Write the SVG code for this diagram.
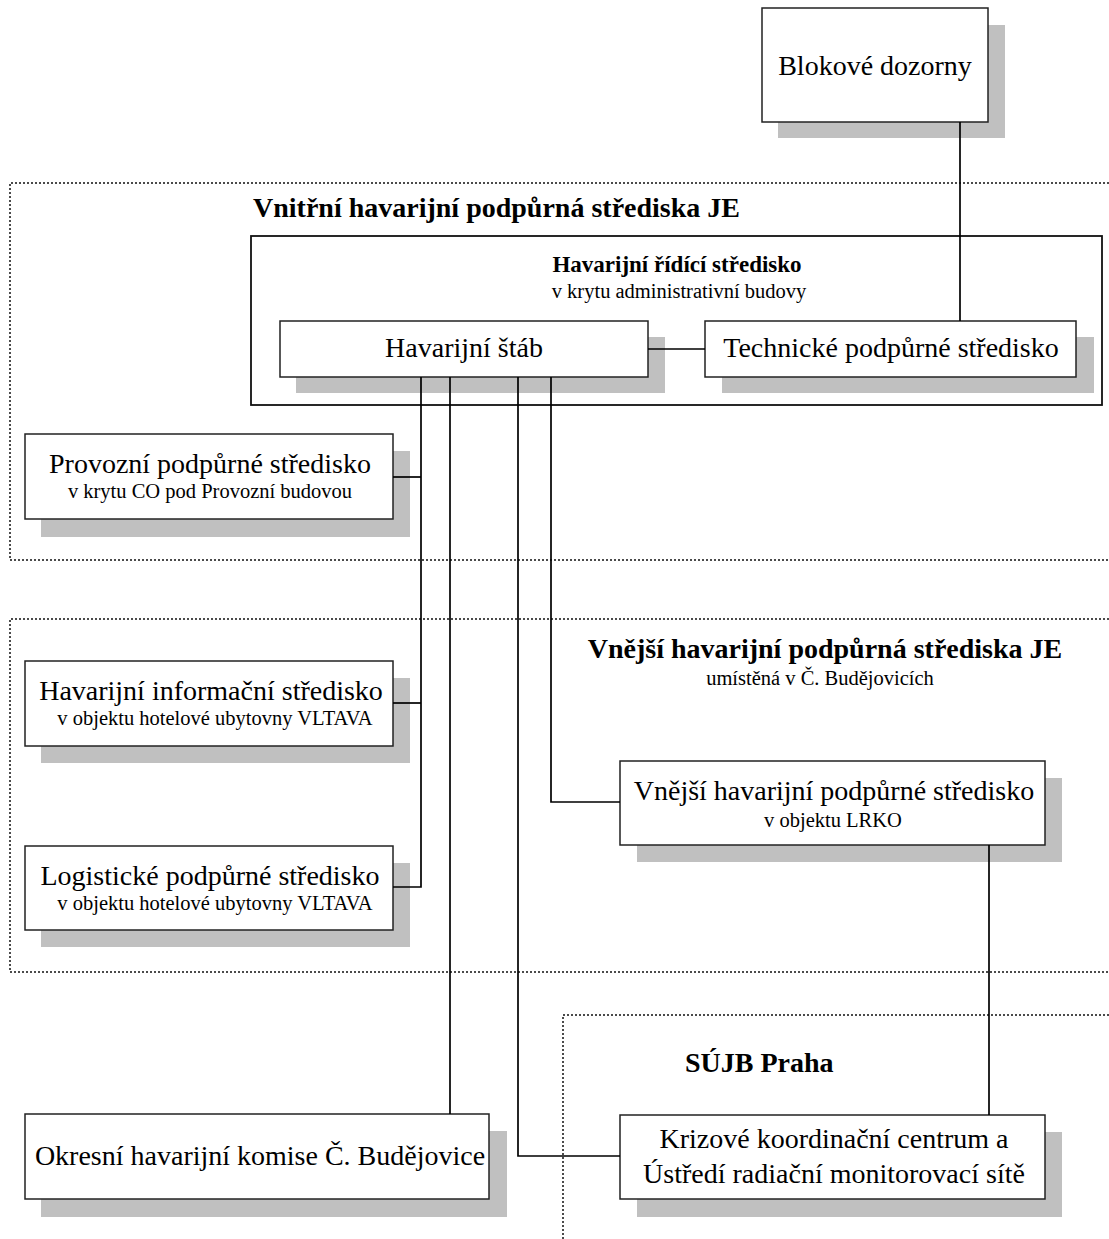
______________________________
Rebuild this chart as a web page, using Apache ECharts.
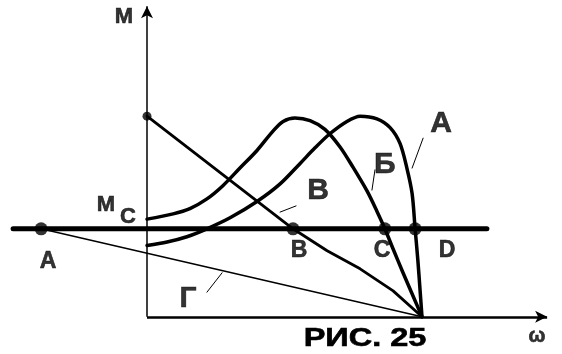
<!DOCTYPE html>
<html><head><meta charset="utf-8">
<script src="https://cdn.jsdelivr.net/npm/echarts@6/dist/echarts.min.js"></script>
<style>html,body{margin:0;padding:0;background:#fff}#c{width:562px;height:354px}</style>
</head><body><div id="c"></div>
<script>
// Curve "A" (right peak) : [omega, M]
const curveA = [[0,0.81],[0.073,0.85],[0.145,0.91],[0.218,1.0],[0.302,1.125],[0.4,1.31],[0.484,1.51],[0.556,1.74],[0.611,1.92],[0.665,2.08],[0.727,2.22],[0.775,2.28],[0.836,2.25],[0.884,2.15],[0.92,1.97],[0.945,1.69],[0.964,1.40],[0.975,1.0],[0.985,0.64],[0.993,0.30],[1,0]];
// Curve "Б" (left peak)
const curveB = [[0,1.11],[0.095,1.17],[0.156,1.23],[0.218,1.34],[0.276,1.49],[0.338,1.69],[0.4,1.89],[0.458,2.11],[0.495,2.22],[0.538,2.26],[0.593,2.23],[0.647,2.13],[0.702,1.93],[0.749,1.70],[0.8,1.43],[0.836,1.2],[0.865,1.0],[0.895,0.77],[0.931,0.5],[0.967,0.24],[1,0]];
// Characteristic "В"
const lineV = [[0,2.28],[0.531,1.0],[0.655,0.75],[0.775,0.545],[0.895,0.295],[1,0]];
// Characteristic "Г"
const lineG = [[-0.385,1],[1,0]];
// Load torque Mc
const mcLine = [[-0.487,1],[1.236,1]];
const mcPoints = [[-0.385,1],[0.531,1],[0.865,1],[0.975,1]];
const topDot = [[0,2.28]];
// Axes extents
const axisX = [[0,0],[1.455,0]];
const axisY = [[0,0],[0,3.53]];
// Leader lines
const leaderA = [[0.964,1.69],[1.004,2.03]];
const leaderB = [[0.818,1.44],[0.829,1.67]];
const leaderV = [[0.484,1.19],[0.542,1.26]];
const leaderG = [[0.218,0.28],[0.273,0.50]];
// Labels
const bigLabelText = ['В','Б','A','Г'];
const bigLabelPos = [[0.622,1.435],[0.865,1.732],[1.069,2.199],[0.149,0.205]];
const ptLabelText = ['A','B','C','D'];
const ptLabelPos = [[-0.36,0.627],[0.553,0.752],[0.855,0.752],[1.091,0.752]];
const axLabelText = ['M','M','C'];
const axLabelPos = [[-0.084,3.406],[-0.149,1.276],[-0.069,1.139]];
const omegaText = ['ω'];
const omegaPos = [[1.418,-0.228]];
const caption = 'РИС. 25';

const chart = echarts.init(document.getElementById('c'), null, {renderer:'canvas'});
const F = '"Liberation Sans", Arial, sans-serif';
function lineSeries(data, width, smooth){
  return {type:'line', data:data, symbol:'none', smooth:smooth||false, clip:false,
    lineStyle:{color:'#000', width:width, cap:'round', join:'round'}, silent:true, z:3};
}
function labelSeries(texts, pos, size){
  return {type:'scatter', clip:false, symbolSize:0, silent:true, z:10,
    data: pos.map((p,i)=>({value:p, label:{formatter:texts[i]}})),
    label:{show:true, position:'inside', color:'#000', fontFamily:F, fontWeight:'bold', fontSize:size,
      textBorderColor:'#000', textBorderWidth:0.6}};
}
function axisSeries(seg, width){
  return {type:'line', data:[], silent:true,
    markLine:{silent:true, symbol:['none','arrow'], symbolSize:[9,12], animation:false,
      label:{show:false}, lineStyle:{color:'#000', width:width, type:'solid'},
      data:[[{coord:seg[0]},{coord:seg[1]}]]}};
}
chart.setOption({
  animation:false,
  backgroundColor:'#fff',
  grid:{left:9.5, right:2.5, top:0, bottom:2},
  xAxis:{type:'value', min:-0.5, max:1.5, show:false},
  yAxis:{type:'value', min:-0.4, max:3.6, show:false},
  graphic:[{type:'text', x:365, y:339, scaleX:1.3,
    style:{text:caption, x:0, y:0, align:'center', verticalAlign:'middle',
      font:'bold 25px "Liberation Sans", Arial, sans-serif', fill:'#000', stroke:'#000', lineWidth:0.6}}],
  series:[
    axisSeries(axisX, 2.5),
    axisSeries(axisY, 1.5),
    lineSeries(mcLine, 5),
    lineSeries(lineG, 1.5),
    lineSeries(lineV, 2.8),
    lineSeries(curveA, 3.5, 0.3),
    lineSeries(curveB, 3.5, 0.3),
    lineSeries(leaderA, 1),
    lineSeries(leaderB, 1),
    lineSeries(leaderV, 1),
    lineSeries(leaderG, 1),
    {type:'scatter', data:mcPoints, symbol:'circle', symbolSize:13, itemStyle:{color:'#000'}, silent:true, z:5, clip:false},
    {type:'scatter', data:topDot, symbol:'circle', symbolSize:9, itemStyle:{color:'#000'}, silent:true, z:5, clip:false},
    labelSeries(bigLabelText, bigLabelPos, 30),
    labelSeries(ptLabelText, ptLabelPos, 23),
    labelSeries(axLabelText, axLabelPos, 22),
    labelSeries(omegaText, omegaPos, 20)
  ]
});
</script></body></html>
______________________________
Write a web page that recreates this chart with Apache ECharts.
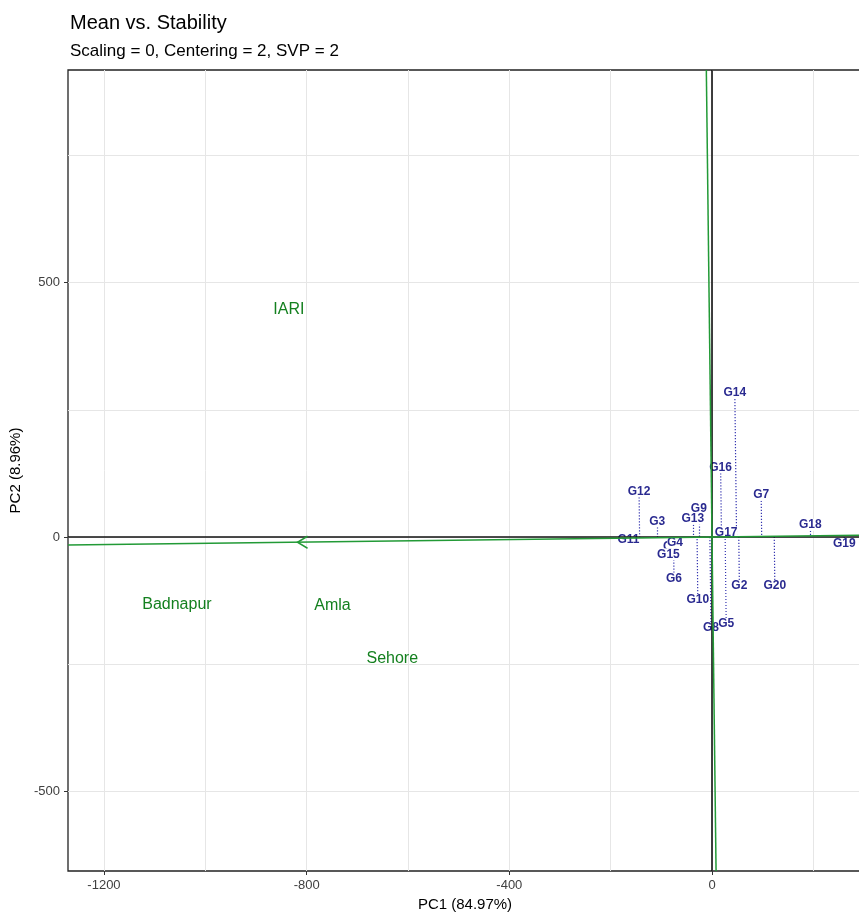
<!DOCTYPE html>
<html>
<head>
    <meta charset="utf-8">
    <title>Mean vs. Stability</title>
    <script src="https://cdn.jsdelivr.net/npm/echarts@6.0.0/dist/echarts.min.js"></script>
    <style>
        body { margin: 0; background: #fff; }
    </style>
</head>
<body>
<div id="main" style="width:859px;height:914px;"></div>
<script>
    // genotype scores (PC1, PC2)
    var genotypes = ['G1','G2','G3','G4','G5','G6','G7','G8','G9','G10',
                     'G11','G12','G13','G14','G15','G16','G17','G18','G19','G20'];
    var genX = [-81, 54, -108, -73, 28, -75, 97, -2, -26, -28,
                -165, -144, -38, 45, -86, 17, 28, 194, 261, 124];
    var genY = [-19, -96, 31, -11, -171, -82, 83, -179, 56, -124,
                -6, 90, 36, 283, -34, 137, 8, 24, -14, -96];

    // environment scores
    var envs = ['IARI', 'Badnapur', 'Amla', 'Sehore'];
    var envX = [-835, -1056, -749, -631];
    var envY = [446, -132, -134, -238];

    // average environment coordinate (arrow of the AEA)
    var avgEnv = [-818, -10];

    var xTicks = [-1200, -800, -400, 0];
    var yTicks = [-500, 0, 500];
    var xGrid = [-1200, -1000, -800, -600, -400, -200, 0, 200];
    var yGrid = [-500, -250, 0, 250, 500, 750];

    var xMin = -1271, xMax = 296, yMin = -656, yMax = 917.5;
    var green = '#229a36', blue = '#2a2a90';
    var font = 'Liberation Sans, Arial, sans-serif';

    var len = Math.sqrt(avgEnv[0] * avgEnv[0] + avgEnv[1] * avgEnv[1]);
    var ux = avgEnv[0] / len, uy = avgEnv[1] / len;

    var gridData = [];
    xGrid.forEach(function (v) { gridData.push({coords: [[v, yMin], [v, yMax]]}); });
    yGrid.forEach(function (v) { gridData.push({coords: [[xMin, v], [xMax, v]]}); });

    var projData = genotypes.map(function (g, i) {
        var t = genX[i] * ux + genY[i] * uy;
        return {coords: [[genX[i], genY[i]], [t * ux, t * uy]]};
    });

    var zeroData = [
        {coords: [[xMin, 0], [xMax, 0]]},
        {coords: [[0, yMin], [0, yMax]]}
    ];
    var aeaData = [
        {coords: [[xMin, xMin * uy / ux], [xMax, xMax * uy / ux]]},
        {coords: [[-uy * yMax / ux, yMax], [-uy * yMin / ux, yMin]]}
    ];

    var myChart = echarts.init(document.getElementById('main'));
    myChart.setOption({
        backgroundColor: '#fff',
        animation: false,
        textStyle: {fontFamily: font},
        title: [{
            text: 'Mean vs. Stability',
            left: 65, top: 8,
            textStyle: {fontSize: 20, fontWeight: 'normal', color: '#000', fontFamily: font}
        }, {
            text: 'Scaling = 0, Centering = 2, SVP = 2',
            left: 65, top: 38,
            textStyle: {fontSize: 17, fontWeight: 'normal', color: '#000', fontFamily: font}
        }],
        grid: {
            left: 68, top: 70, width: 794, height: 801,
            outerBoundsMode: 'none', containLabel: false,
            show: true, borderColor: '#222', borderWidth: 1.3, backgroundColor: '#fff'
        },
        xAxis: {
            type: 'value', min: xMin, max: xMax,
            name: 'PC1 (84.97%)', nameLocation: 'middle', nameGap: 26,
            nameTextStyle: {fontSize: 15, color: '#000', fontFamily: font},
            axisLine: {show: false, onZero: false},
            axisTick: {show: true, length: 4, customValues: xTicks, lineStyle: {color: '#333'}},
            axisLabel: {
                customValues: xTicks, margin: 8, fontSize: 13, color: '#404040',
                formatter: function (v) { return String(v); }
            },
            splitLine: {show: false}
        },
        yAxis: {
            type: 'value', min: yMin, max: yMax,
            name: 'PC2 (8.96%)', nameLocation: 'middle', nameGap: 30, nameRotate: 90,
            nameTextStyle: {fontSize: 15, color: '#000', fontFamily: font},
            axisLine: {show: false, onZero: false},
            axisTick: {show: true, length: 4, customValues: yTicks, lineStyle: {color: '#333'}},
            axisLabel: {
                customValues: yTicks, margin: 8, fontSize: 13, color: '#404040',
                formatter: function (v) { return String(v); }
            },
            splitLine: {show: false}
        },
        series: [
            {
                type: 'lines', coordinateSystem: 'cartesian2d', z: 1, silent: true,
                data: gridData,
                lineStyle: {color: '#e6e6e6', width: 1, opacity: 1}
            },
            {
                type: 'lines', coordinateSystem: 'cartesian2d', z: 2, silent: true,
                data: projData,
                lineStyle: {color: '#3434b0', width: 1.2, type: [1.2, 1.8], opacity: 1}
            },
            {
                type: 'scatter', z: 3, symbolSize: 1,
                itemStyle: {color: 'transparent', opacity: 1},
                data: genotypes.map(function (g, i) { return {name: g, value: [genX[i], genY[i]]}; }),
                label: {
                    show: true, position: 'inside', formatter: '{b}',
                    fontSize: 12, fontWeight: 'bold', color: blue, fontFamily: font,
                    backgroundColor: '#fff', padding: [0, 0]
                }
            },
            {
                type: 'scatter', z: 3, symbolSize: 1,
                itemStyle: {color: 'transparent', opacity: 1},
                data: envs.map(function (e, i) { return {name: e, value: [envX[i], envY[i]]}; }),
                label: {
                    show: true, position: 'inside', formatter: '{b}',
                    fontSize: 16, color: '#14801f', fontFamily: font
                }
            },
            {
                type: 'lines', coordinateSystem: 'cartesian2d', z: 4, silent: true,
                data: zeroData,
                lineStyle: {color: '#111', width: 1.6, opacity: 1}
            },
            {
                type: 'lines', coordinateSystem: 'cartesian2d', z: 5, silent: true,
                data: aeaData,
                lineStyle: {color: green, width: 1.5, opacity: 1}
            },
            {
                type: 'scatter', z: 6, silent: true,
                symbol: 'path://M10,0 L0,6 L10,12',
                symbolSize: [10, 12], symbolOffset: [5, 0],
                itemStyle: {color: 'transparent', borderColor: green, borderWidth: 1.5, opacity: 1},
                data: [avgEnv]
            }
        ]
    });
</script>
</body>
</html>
______________________________
### What you are asked to do
Taking the material above, give again exactly the lines from the one holding "Rebuild this chart" through the one holding "const caption = 'РИС. 25';", with both ends and without pictures.

### Result for this task
Rebuild this chart as a web page, using Apache ECharts.
<!DOCTYPE html>
<html><head><meta charset="utf-8">
<script src="https://cdn.jsdelivr.net/npm/echarts@6/dist/echarts.min.js"></script>
<style>html,body{margin:0;padding:0;background:#fff}#c{width:562px;height:354px}</style>
</head><body><div id="c"></div>
<script>
// Curve "A" (right peak) : [omega, M]
const curveA = [[0,0.81],[0.073,0.85],[0.145,0.91],[0.218,1.0],[0.302,1.125],[0.4,1.31],[0.484,1.51],[0.556,1.74],[0.611,1.92],[0.665,2.08],[0.727,2.22],[0.775,2.28],[0.836,2.25],[0.884,2.15],[0.92,1.97],[0.945,1.69],[0.964,1.40],[0.975,1.0],[0.985,0.64],[0.993,0.30],[1,0]];
// Curve "Б" (left peak)
const curveB = [[0,1.11],[0.095,1.17],[0.156,1.23],[0.218,1.34],[0.276,1.49],[0.338,1.69],[0.4,1.89],[0.458,2.11],[0.495,2.22],[0.538,2.26],[0.593,2.23],[0.647,2.13],[0.702,1.93],[0.749,1.70],[0.8,1.43],[0.836,1.2],[0.865,1.0],[0.895,0.77],[0.931,0.5],[0.967,0.24],[1,0]];
// Characteristic "В"
const lineV = [[0,2.28],[0.531,1.0],[0.655,0.75],[0.775,0.545],[0.895,0.295],[1,0]];
// Characteristic "Г"
const lineG = [[-0.385,1],[1,0]];
// Load torque Mc
const mcLine = [[-0.487,1],[1.236,1]];
const mcPoints = [[-0.385,1],[0.531,1],[0.865,1],[0.975,1]];
const topDot = [[0,2.28]];
// Axes extents
const axisX = [[0,0],[1.455,0]];
const axisY = [[0,0],[0,3.53]];
// Leader lines
const leaderA = [[0.964,1.69],[1.004,2.03]];
const leaderB = [[0.818,1.44],[0.829,1.67]];
const leaderV = [[0.484,1.19],[0.542,1.26]];
const leaderG = [[0.218,0.28],[0.273,0.50]];
// Labels
const bigLabelText = ['В','Б','A','Г'];
const bigLabelPos = [[0.622,1.435],[0.865,1.732],[1.069,2.199],[0.149,0.205]];
const ptLabelText = ['A','B','C','D'];
const ptLabelPos = [[-0.36,0.627],[0.553,0.752],[0.855,0.752],[1.091,0.752]];
const axLabelText = ['M','M','C'];
const axLabelPos = [[-0.084,3.406],[-0.149,1.276],[-0.069,1.139]];
const omegaText = ['ω'];
const omegaPos = [[1.418,-0.228]];
const caption = 'РИС. 25';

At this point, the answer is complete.